The following is an excerpt of the article (more, though not all of it, may be found here http://www.newyorker.com/archive/2006/10/16/061016fa_fact_lemann):

" 'On September the 11th, enemies of freedom committed an act of war against our country,' President Bush declared nine days after the 2001 attacks, during an address to a joint session of Congress which may turn out to be the high-water mark of his Presidency. Not only was September 11th the first major attack on American soil since Pearl Harbor; it was a blow struck to the heart of the country's major centers of finance and government, with total surprise, by a shadowy opponent not susceptible to direct counterattack. It is hard to think of any event in our national life at once so devastating and so puzzling since the assassination of President Kennedy.

Bush quickly, and evidently correctly, identified Al Qaeda as the party responsible for the attacks on the United States, but he chose to present the nation with a different, more mysterious enemy: a broad category of terrorists, people scattered all over the world who 'hate our freedoms' and want to 'disrupt and end a way of life.' These were resonant and inspiring phrases, and they framed the national situation, plausibly enough for people not to notice that it was being framed, as one in which untold numbers of unseen enemies were engaged in an ongoing and highly effective conspiracy to do us terrible harm.

That already seems like a long time ago. Since then, the United States has not had another major terrorist attack, but the road from September 11th led first to Afghanistan and then to Iraq. The logic of the connection between September 11th and the American conquest and occupation of Iraq has been obliterated, and a series of other justifications for the war, starting with Iraq's weapons of mass destruction, have also dematerialized. The conspiracy against America that Bush announced five years ago forms a kind of matched set with the conviction, widely held at least by those who don't like Bush and his policies, that the Administration conspired to use the September 11th attacks to launch an unrelated and unnecessary military adventure, whose prosecution has entailed so many dark doings--secret imprisonment, torture--that the war in Iraq looks like a tactical plot contained within a strategic plot.

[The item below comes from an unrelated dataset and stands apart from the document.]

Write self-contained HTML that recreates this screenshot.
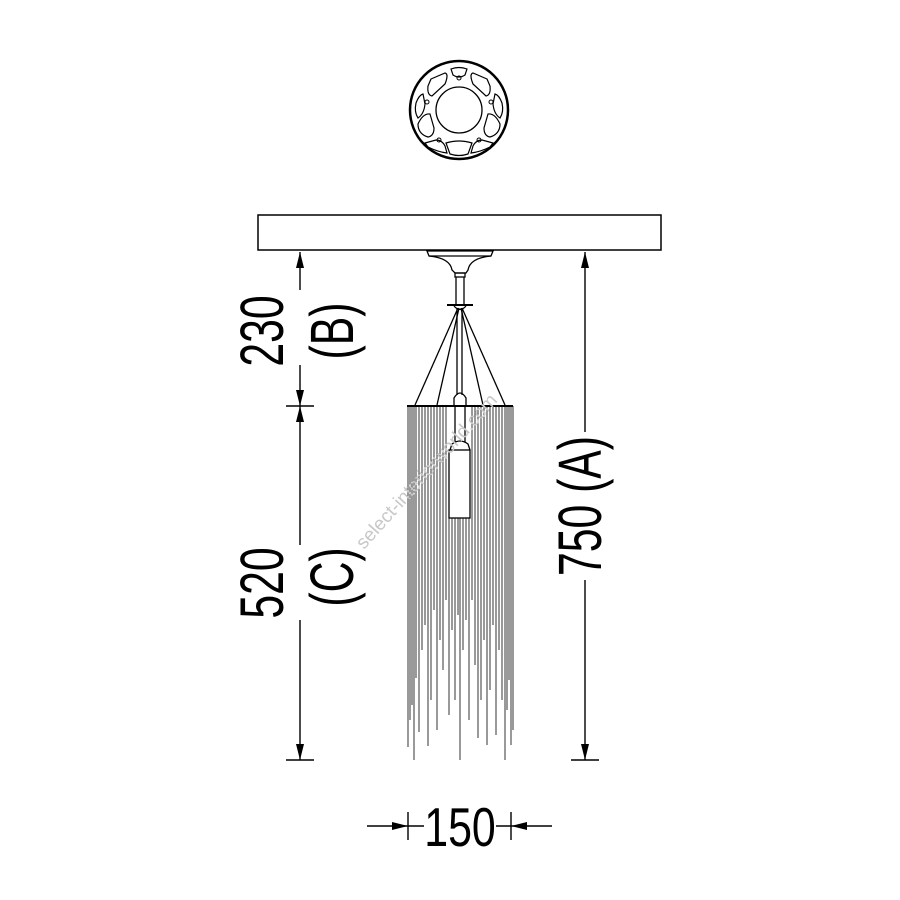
<!DOCTYPE html>
<html><head><meta charset="utf-8"><style>
html,body{margin:0;padding:0;background:#fff;width:900px;height:900px;overflow:hidden}
svg{display:block}
text{font-family:"Liberation Sans",sans-serif;fill:#000}
</style></head><body>
<svg width="900" height="900" viewBox="0 0 900 900" xmlns="http://www.w3.org/2000/svg">
<g fill="none" stroke="#000">
<circle cx="459" cy="110" r="49" stroke-width="2.5"/>
<circle cx="459" cy="110" r="23" stroke-width="1.3"/>
<path d="M451 69 Q459 66 467 69 L465 75 Q459 79 453 75 Z" stroke-width="1.2"/>
<path d="M431 79 L445 73 Q449 74 445 84 L432 96 Q427 95 428 86 Z" stroke-width="1.2"/>
<path d="M487 79 L473 73 Q469 74 473 84 L486 96 Q491 95 490 86 Z" stroke-width="1.2"/>
<path d="M416 103 Q419 95 423 94 L425 104 Q424 114 418 118 Q414 112 416 103 Z" stroke-width="1.2"/>
<path d="M502 103 Q499 95 495 94 L493 104 Q494 114 500 118 Q504 112 502 103 Z" stroke-width="1.2"/>
<path d="M418 124 Q423 113 430 114 L434 128 Q434 136 428 137 Q418 134 418 124 Z" stroke-width="1.2"/>
<path d="M500 124 Q495 113 488 114 L484 128 Q484 136 490 137 Q500 134 500 124 Z" stroke-width="1.2"/>
<path d="M425 143 L436 140 Q442 140 445 146 L447 153 Q438 152 428 147 Z" stroke-width="1.2"/>
<path d="M493 143 L482 140 Q476 140 473 146 L471 153 Q480 152 490 147 Z" stroke-width="1.2"/>
<path d="M446 143 Q459 139 472 143 L468 154 Q459 157 450 154 Z" stroke-width="1.2"/>
<circle cx="459" cy="78" r="2" stroke-width="1"/>
<circle cx="427" cy="102" r="2" stroke-width="1"/>
<circle cx="491" cy="102" r="2" stroke-width="1"/>
<circle cx="439" cy="140" r="2" stroke-width="1"/>
<circle cx="479" cy="140" r="2" stroke-width="1"/>
</g>
<rect x="258" y="215" width="403" height="35" fill="none" stroke="#000" stroke-width="1.5"/>
<g fill="none" stroke="#000" stroke-width="1.3">
<path d="M427 251 L493 251 L491 256 L429 256 Z"/>
<path d="M429 256 Q450 258 452 270 L455 273 L466 273 L468 270 Q470 258 491 256"/>
<rect x="455" y="273" width="10" height="4"/>
<line x1="456" y1="277" x2="456" y2="305"/>
<line x1="464" y1="277" x2="464" y2="305"/>
<line x1="447" y1="305" x2="473" y2="305" stroke-width="2"/>
<path d="M454 306 Q460 313 466 306"/>
<line x1="457" y1="308" x2="457" y2="395"/>
<line x1="462" y1="308" x2="462" y2="395"/>
<path d="M454 405 L454 398 Q460 388 466 398 L466 405"/>
<line x1="458" y1="308" x2="415" y2="405"/>
<line x1="459" y1="308" x2="437" y2="405"/>
<line x1="461" y1="308" x2="483" y2="405"/>
<line x1="462" y1="308" x2="505" y2="405"/>
<line x1="407" y1="406" x2="513" y2="406" stroke-width="2"/>
<line x1="455" y1="406" x2="455" y2="442"/>
<line x1="465" y1="406" x2="465" y2="442"/>
<path d="M450 450 L452 444 Q460 438 468 444 L470 450"/>
<rect x="449" y="450" width="21" height="68"/>
</g>
<g stroke="#000" stroke-width="0.8">
<line x1="408" y1="406" x2="408" y2="747"/><line x1="410" y1="406" x2="410" y2="720"/>
<line x1="412" y1="406" x2="412" y2="705"/><line x1="414" y1="406" x2="414" y2="760"/>
<line x1="416" y1="406" x2="416" y2="678"/><line x1="419" y1="406" x2="419" y2="732"/>
<line x1="422" y1="406" x2="422" y2="650"/><line x1="425" y1="406" x2="425" y2="625"/>
<line x1="428" y1="406" x2="428" y2="746"/><line x1="431" y1="406" x2="431" y2="700"/>
<line x1="434" y1="406" x2="434" y2="610"/><line x1="437" y1="406" x2="437" y2="730"/>
<line x1="440" y1="406" x2="440" y2="640"/><line x1="443" y1="406" x2="443" y2="670"/>
<line x1="446" y1="406" x2="446" y2="600"/><line x1="449" y1="518" x2="449" y2="715"/>
<line x1="452" y1="518" x2="452" y2="630"/><line x1="455" y1="518" x2="455" y2="700"/>
<line x1="458" y1="518" x2="458" y2="615"/><line x1="460" y1="518" x2="460" y2="760"/>
<line x1="463" y1="518" x2="463" y2="650"/><line x1="466" y1="518" x2="466" y2="620"/>
<line x1="469" y1="518" x2="469" y2="720"/><line x1="472" y1="406" x2="472" y2="600"/>
<line x1="475" y1="406" x2="475" y2="665"/><line x1="478" y1="406" x2="478" y2="738"/>
<line x1="481" y1="406" x2="481" y2="700"/><line x1="484" y1="406" x2="484" y2="640"/>
<line x1="487" y1="406" x2="487" y2="745"/><line x1="490" y1="406" x2="490" y2="690"/>
<line x1="493" y1="406" x2="493" y2="625"/><line x1="496" y1="406" x2="496" y2="735"/>
<line x1="499" y1="406" x2="499" y2="650"/><line x1="502" y1="406" x2="502" y2="700"/>
<line x1="505" y1="406" x2="505" y2="760"/><line x1="507" y1="406" x2="507" y2="710"/>
<line x1="509" y1="406" x2="509" y2="680"/><line x1="511" y1="406" x2="511" y2="745"/>
<line x1="513" y1="406" x2="513" y2="730"/>
</g>
<g stroke="#000" stroke-width="1.4" fill="#000">
<line x1="300" y1="252" x2="300" y2="290"/>
<line x1="300" y1="365" x2="300" y2="406"/>
<line x1="286" y1="406" x2="314" y2="406"/>
<line x1="300" y1="406" x2="300" y2="545"/>
<line x1="300" y1="620" x2="300" y2="760"/>
<line x1="286" y1="760" x2="314" y2="760"/>
<path d="M300 252 L296 268 L304 268 Z" stroke="none"/>
<path d="M300 406 L296 390 L304 390 Z" stroke="none"/>
<path d="M300 406 L296 422 L304 422 Z" stroke="none"/>
<path d="M300 760 L296 744 L304 744 Z" stroke="none"/>
<line x1="585" y1="252" x2="585" y2="432"/>
<line x1="585" y1="580" x2="585" y2="760"/>
<line x1="571" y1="760" x2="599" y2="760"/>
<path d="M585 252 L581 268 L589 268 Z" stroke="none"/>
<path d="M585 760 L581 744 L589 744 Z" stroke="none"/>
<line x1="367" y1="826" x2="424" y2="826"/>
<line x1="408" y1="812" x2="408" y2="840"/>
<line x1="496" y1="826" x2="552" y2="826"/>
<line x1="511" y1="812" x2="511" y2="840"/>
<path d="M408 826 L392 822 L392 830 Z" stroke="none"/>
<path d="M511 826 L527 822 L527 830 Z" stroke="none"/>
</g>
<text transform="translate(283,331) rotate(-90) scale(0.7,1)" font-size="61" text-anchor="middle">230</text>
<text transform="translate(353,331) rotate(-90) scale(0.7,1)" font-size="61" text-anchor="middle">(B)</text>
<text transform="translate(283,583) rotate(-90) scale(0.7,1)" font-size="61" text-anchor="middle">520</text>
<text transform="translate(353,577) rotate(-90) scale(0.7,1)" font-size="61" text-anchor="middle">(C)</text>
<text transform="translate(601,506) rotate(-90) scale(0.7,1)" font-size="61" text-anchor="middle">750 (A)</text>
<text transform="translate(460,846) scale(0.78,1)" font-size="55" text-anchor="middle">150</text>
<text transform="translate(364,550) rotate(-48)" font-size="19" style="fill:#c8c8c8">select-interiorworld.com</text>
</svg>
</body></html>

In 'The Paranoid Style in American Politics,' published forty years ago in the wake of Barry Goldwater's crushing defeat by Lyndon Johnson in the 1964 Presidential election, Richard Hofstadter, the mid-century historian who was one of the country's leading intellectuals, identified politics that focusses on a "hostile and conspiratorial world" that is "directed against a nation, a culture, a way of life" as being at that moment mainly a phenomenon of the right, which felt that its country had been taken away forever. Now Gold-water no longer looks like a vestigial political figure, the right is in power in Washington, and the paranoid style dwells as much, or more, on the left. Hofstadter also saw the sort of American mind that is drawn to the idea of powerful hidden forces as being inclined to locate them somewhere outside politics. Today, much of the proliferating conversation about malign forces portrays them as operating from the top down, rather than from the outside in: the United States government isn't their target; it's their home........."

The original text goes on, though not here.